More seriously, each mainland capital tries to elevate its sophistication quotient with a regular celebration and showcase of art and culture, of which the biennial Adelaide Arts Festival is the best known.

Besides the major events, there’s a host of smaller, local events many of which are detailed throughout the guide. The Christmas and Easter holiday periods, especially, are marked by celebrations at every turn, all over the country.

  • January
    • Festival of Sydney, NSW. A month of festivities, with something for absolutely everyone.
    • Montsalvat Jazz Festival, Eltham, VIC. Australia's premier jazz festival, which takes place on the Montsalvat Estate over Australia Day weekend; book well ahead.
    • Tamworth Country Music Festival, Tamworth, NSW. A week of Slim Dusty and his ilk, culminating in the Australian Country Music Awards.
  • February
    • Sydney Gay and Lesbian Mardi Gras, NSW. Sydney's proud gay community's festival begins at the end of February and lasts three weeks, ending with an extravagant parade and an all-night dance party.
    • Festival of Perth, WA. A month of "low-brow arts" at venues all over the city.
    • Bindoon Rock Festival, Bindoon, WA. WA's answer to Woodstock or Reading, with some visiting overseas bands.
  • March
    • Adelaide Arts Festival, SA. The country's best-known and most innovative arts festival (biennial, in even years); not to be missed.
    • Melbourne Moomba Festival, VIC. Eleven days of partying, beginning and ending with fireworks and lots of fun in between.
  • April
    • Barossa Valley Vintage Festival, SA. Biennial (odd years) Germanic festival set in the country's viticultural heart.

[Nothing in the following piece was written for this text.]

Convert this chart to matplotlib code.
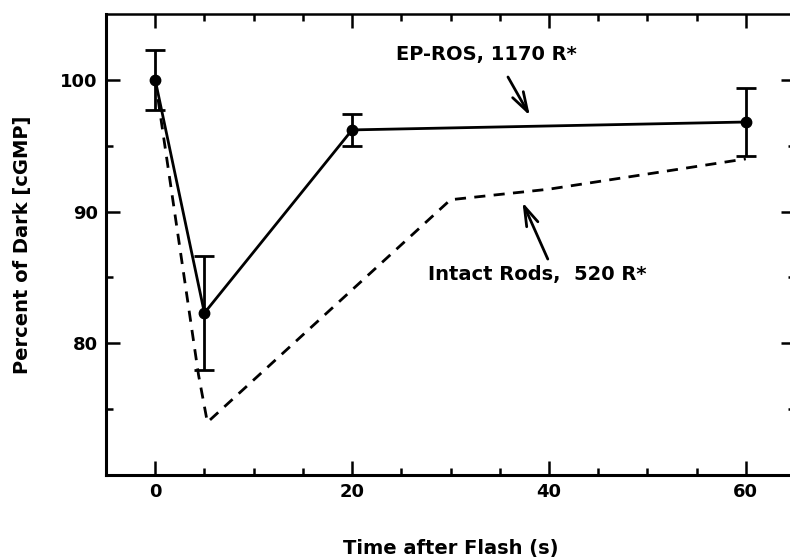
import matplotlib
matplotlib.use("Agg")
import matplotlib.pyplot as plt
from matplotlib.ticker import FixedLocator

# EP-ROS data (mean +/- error)
ep_time = [0, 5, 20, 60]
ep_value = [100.0, 82.3, 96.2, 96.8]
ep_err_low = [2.3, 4.3, 1.2, 2.6]
ep_err_high = [2.3, 4.3, 1.2, 2.6]

# Intact rods curve (dashed)
rod_time = [0, 4.4, 5.3, 30, 40, 60]
rod_value = [100.0, 77.6, 74.0, 90.9, 91.7, 94.0]

plt.rcParams["font.family"] = ["DejaVu Sans"]
plt.rcParams["font.weight"] = "bold"

fig = plt.figure(figsize=(7.9, 5.59), dpi=100)
ax = fig.add_axes([106 / 790, 84 / 559, 689 / 790, 461 / 559])

ax.plot(rod_time, rod_value, color="black", linewidth=2.0,
        dashes=(4, 3), zorder=2)
ax.errorbar(ep_time, ep_value, yerr=[ep_err_low, ep_err_high],
            color="black", linewidth=2.0, elinewidth=2.0, capsize=7,
            capthick=2.0, marker="o", markersize=7.5, zorder=3)

ax.set_xlim(-5, 65)
ax.set_ylim(70, 105)

ax.xaxis.set_major_locator(FixedLocator([0, 20, 40, 60]))
ax.xaxis.set_minor_locator(FixedLocator([5, 10, 15, 25, 30, 35, 45, 50, 55]))
ax.yaxis.set_major_locator(FixedLocator([80, 90, 100]))
ax.yaxis.set_minor_locator(FixedLocator([75, 85, 95]))

ax.tick_params(which="both", direction="in", top=True, right=True,
               width=1.8, labelsize=13, pad=6)
ax.tick_params(which="major", length=10)
ax.tick_params(which="minor", length=5)
for lbl in ax.get_xticklabels() + ax.get_yticklabels():
    lbl.set_fontweight("bold")

for side in ["left", "bottom", "right"]:
    ax.spines[side].set_linewidth(2.2)
ax.spines["top"].set_linewidth(1.8)

ax.set_xlabel("Time after Flash (s)", fontsize=14, fontweight="bold",
              labelpad=27)
ax.set_ylabel("Percent of Dark [cGMP]", fontsize=14, fontweight="bold",
              labelpad=20)

# annotations
arrow = dict(arrowstyle="->,head_length=0.7,head_width=0.22",
             color="black", lw=2.0, mutation_scale=20)
ax.annotate("", xy=(38.2, 97.1), xytext=(35.7, 100.4), arrowprops=arrow)
ax.text(33.6, 101.9, "EP-ROS, 1170 R*", fontsize=14, fontweight="bold",
        ha="center", va="center")

ax.annotate("", xy=(37.2, 90.9), xytext=(40.0, 86.2), arrowprops=arrow)
ax.text(38.8, 85.2, "Intact Rods,  520 R*", fontsize=14, fontweight="bold",
        ha="center", va="center")

fig.savefig("out.png", dpi=100)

    • Melbourne International Comedy Festival, VIC. Opening on April Fools' Day, comics from around the world gather for three weeks.
  • May
    • Bangtail Muster, Alice Springs, NT. Nutty parades and Outback silliness.
  • June
    • Melbourne International Film Festival, VIC. The country's largest and most prestigious film festival, lasting two weeks.
    • Sydney International Film Festival, NSW. Also an important film festival, running for over two weeks in June and based at the glorious State Theatre.
    • Barunga Sports Festival, Beswick Aboriginal Land, NT. A rare and enjoyable chance to encounter Aboriginal culture in the NT. No alcohol.
    • Cape York Aboriginal Dance Festival, QLD. Three-day, alcohol-free celebration of authentic Aboriginal culture. Biennial in odd-numbered years.
  • July
    • Camel Cup, Alice Springs, NT. Camel-racing down the dry Todd River.
    • Darwin Beer Can Regatta, NT. Mindil Beach is the venue for the recycling of copious empties into a variety of nutty seacraft. Also a thong-throwing contest; Territorian eccentricity personified.
  • August
    • Shinju Matsuri Festival, Broome, WA. Probably the most remote big festival, which doesn't stop the town being packed for this Oriental-themed pearl festival.
    • Mount Isa Rodeo, Mount Isa, QLD. Australia's largest rodeo - a gritty, down-to-earth encounter with bulls, horses and their riders.
  • September
    • Bathurst 1000 Road Races, Bathurst, NSW. Australia's premier weekend of car and bike street racing.
    • Birdsville Races, QLD. Once a year the remote Outback town of Birdsville (population 120) comes alive for a weekend of drinking and horse-racing - a well-known and definitive Australian oddity.
    • Warana, Brisbane, QLD. Huge, two-week arts festival centred in the city's Botanic Gardens with food, wine, beer, music, writing and children's events topped off with fireworks and a wacky Concours de Decadence.
    • Melbourne International Festival of the Arts, VIC. Two-week celebration of visual, performing and written arts in venues all over the city.
  • October
    • Henley-on-Todd Regatta, Alice Springs, NT. Wacky races in bottomless boats running down the dry Todd riverbed; the event is heavily insured against the river actually flowing.
    • Manly Jazz Festival, Sydney, NSW. Three-day jazz festival with artists from all over the world.
  • November
    • Australian Grand Prix, Melbourne, VIC. Formula One street-racing which follows a week of partying; formerly held in Adelaide, now relocated to Albert Park in Melbourne.
    • Melbourne Cup, Flemington Racecourse, VIC. 130-year-old horse race which brings the entire country to a standstill around the radio or TV.
  • December
    • Sydney to Hobart Yacht Race, Sydney, NSW. Crowds flock to the harbour to witness the start of this classic regatta which departs Sydney on Boxing Day and arrives in Hobart three days later.
    • The Christmas holidays and New Year's Eve are celebrated with gusto everywhere.